Work to be completed
Identify all lines in the data containing the string "that". Copy them out.

● ● ●

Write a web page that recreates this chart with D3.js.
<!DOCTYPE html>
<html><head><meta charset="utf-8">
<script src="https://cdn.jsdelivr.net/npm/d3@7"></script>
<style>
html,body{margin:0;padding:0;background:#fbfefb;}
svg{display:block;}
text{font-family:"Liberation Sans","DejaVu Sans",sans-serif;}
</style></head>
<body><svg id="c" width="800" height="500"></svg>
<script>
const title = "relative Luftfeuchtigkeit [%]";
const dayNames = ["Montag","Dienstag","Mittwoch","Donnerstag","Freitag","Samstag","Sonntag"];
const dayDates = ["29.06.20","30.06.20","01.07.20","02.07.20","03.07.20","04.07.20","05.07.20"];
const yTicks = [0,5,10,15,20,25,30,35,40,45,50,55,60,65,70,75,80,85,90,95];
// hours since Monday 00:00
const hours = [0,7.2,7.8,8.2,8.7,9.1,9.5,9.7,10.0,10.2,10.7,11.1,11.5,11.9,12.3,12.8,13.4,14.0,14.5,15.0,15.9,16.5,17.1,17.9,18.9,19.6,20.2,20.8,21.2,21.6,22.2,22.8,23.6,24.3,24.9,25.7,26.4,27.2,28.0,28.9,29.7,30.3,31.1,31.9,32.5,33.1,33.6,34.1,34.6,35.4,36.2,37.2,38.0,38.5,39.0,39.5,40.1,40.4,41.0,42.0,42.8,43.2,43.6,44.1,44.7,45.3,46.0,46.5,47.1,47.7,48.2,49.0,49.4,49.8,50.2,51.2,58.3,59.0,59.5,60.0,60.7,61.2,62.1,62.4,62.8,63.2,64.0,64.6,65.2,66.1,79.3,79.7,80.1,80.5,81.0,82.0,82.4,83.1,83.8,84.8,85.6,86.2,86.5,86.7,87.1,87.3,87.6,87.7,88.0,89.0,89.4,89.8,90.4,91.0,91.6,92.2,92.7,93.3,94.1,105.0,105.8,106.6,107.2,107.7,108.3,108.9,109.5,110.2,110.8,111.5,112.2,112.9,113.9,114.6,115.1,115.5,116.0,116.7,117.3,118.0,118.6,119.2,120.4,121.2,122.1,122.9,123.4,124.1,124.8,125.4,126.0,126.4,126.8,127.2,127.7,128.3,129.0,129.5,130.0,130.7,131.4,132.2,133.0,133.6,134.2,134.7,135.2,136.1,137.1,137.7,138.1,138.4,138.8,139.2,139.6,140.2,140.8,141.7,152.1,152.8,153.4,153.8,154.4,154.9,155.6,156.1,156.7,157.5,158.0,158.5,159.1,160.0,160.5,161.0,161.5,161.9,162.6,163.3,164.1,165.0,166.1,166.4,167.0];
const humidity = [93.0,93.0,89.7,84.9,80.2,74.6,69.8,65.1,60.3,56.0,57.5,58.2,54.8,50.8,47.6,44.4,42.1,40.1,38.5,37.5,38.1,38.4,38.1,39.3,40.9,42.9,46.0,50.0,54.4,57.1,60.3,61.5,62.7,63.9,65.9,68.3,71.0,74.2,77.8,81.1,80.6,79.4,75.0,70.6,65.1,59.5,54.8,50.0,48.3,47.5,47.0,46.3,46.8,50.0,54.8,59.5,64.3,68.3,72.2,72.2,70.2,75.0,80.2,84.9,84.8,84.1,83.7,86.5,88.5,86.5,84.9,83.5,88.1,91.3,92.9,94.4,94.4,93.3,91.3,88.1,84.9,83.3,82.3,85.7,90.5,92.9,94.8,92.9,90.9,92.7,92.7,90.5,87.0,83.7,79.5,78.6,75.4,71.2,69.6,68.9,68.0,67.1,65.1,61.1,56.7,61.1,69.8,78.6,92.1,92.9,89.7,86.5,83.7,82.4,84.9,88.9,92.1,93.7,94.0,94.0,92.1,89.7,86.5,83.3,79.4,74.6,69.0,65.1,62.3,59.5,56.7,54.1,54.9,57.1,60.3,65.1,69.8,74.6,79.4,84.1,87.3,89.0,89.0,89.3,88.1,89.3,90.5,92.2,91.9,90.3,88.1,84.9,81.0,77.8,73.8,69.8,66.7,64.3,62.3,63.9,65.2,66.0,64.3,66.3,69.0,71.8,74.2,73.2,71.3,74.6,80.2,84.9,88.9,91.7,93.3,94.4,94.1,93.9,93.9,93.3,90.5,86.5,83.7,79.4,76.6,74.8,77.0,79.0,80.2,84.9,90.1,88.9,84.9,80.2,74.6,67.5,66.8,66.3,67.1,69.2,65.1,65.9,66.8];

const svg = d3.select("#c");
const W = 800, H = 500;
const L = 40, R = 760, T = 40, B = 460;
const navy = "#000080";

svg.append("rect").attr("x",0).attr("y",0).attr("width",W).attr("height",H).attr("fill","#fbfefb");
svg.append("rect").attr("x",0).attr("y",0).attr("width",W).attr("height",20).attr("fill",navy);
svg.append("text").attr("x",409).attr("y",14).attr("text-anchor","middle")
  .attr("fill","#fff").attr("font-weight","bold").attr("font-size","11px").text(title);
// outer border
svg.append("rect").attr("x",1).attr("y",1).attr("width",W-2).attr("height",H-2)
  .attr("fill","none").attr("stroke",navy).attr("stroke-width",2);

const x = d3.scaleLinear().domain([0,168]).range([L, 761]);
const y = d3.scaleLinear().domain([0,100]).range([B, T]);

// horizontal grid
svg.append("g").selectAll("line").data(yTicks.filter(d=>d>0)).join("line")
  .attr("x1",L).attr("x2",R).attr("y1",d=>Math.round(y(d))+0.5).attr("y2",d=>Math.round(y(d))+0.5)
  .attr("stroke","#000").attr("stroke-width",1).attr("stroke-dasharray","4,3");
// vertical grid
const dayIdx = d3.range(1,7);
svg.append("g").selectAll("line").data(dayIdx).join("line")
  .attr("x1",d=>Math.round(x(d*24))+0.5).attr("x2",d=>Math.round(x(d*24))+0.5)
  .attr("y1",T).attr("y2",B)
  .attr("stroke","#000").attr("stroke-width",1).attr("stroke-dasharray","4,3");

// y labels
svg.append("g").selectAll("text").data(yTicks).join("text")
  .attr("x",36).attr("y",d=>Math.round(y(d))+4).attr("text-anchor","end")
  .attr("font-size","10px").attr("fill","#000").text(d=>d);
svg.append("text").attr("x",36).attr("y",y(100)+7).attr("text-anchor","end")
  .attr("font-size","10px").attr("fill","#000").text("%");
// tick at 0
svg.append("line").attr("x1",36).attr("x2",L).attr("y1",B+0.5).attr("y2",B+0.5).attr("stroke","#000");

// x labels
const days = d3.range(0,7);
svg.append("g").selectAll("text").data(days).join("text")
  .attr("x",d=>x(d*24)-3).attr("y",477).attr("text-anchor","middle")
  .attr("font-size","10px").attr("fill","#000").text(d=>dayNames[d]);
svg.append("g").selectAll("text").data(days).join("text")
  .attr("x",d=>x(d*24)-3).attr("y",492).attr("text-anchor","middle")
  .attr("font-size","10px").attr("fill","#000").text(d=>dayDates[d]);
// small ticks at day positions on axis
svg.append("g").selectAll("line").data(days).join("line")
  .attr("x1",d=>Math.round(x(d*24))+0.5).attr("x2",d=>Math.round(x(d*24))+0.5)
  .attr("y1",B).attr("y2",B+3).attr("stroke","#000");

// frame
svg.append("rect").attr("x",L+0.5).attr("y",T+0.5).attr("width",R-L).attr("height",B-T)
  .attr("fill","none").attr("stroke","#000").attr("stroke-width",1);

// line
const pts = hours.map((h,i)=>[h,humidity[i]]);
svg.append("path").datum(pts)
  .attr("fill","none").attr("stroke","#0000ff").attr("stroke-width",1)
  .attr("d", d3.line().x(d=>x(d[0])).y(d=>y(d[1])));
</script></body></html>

● ● ●

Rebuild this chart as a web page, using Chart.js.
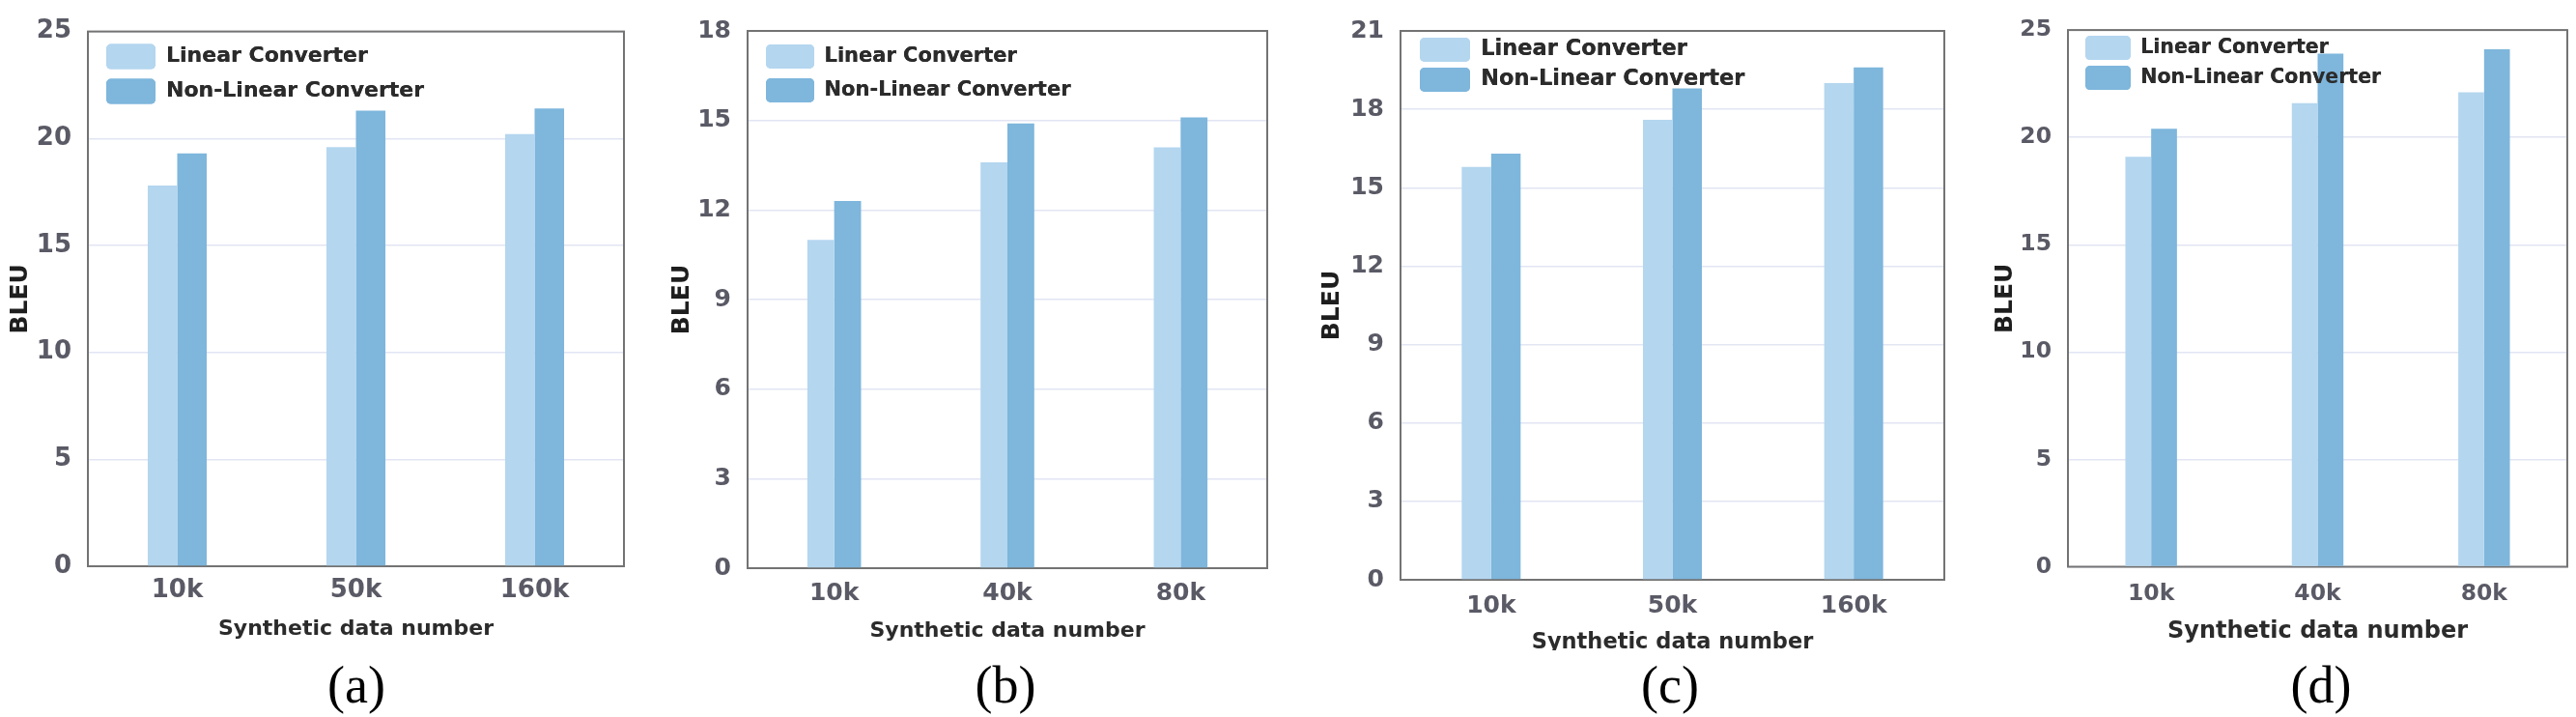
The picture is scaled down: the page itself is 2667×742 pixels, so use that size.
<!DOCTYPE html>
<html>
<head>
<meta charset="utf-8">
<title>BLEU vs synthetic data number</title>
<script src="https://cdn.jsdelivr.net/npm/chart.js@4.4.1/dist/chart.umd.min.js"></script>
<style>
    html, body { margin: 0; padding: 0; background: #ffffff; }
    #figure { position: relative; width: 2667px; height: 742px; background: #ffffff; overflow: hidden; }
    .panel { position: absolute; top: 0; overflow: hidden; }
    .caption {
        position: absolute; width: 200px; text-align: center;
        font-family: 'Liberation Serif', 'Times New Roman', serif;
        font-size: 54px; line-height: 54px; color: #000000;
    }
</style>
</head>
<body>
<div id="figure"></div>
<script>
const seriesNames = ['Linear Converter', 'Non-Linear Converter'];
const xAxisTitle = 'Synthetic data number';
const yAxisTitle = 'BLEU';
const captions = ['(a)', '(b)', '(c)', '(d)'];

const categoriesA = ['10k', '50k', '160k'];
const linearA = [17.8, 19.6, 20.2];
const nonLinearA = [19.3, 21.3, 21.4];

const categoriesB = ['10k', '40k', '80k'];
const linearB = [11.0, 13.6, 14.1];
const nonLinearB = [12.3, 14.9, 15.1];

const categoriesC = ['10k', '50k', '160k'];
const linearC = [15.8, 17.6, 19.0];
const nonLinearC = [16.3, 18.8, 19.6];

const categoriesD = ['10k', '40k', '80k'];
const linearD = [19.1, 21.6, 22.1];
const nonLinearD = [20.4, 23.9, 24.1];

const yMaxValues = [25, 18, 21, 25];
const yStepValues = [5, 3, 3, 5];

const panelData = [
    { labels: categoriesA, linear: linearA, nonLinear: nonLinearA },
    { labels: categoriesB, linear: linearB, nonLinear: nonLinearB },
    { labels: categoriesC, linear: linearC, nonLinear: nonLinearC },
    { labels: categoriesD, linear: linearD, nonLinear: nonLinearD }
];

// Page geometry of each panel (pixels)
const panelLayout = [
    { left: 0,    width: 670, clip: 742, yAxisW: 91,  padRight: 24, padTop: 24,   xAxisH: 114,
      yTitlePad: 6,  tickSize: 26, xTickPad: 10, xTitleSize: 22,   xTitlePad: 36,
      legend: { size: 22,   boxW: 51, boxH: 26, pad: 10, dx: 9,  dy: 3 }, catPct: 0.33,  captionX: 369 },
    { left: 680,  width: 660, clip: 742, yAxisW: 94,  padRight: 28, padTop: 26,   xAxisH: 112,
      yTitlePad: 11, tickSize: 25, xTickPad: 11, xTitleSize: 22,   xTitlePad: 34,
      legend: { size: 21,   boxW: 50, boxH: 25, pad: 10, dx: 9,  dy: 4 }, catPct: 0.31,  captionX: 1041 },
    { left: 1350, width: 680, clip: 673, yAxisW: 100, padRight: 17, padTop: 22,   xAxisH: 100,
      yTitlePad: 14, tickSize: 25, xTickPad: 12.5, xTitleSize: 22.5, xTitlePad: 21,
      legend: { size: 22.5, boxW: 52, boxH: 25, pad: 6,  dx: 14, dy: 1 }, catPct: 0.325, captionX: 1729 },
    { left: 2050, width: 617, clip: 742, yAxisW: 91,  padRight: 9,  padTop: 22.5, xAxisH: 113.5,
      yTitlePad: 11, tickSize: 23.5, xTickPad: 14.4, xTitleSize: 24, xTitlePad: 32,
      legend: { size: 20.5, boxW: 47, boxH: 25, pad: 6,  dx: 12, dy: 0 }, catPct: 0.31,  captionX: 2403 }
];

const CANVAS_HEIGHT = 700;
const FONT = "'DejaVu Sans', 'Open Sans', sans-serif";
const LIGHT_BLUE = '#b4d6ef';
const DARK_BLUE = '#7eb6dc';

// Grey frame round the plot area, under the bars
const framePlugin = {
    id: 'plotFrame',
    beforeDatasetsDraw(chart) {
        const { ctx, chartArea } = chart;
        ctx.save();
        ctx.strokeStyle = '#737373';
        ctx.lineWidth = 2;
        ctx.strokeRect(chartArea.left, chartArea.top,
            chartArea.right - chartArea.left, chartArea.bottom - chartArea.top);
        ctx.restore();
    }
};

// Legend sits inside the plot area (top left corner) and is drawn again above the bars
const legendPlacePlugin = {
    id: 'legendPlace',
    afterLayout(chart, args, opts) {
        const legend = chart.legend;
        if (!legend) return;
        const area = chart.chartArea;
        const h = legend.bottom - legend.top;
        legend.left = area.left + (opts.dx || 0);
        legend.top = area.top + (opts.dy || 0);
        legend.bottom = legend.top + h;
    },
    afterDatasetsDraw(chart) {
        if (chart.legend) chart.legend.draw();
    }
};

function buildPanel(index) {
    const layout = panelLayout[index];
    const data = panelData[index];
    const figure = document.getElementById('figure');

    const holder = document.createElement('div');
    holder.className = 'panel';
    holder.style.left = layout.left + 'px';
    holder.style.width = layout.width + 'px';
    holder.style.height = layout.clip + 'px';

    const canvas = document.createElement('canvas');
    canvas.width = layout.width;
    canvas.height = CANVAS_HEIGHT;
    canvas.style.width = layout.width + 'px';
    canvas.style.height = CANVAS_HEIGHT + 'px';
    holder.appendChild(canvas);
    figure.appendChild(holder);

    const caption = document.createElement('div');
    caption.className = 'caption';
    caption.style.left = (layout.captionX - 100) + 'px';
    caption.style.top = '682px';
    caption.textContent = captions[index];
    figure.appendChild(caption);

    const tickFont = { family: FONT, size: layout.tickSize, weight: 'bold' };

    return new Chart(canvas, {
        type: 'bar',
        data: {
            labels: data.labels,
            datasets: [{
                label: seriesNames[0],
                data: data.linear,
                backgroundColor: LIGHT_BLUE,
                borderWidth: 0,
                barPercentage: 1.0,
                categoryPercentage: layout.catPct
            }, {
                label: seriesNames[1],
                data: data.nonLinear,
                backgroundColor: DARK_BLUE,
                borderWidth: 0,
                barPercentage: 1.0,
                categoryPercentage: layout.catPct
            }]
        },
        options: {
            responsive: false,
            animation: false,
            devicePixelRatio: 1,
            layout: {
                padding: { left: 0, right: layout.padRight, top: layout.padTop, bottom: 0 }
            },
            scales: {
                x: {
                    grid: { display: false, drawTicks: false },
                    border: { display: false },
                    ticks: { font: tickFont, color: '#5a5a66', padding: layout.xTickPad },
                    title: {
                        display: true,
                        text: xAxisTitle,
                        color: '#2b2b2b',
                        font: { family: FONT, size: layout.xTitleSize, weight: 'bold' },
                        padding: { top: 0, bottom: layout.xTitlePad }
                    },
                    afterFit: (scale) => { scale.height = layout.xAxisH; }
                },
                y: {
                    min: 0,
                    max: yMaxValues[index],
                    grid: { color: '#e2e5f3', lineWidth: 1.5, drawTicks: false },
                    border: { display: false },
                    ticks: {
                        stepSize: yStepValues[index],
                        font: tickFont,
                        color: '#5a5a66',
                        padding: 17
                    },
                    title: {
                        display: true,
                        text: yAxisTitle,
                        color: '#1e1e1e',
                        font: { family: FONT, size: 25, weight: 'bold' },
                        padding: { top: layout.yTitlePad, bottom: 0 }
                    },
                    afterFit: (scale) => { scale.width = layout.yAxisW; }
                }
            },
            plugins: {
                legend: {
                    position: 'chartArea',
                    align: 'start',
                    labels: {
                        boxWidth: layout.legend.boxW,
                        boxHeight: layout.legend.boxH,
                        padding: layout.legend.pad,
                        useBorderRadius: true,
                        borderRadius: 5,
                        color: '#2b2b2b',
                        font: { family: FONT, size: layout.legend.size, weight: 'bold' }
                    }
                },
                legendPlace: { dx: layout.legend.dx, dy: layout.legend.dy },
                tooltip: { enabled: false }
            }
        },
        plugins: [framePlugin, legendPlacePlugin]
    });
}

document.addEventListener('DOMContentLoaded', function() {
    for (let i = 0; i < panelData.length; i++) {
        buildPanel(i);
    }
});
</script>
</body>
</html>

● ● ●

Task solution
Write a web page that recreates this chart with D3.js.
The picture is scaled down: the page itself is 2667×742 pixels, so use that size.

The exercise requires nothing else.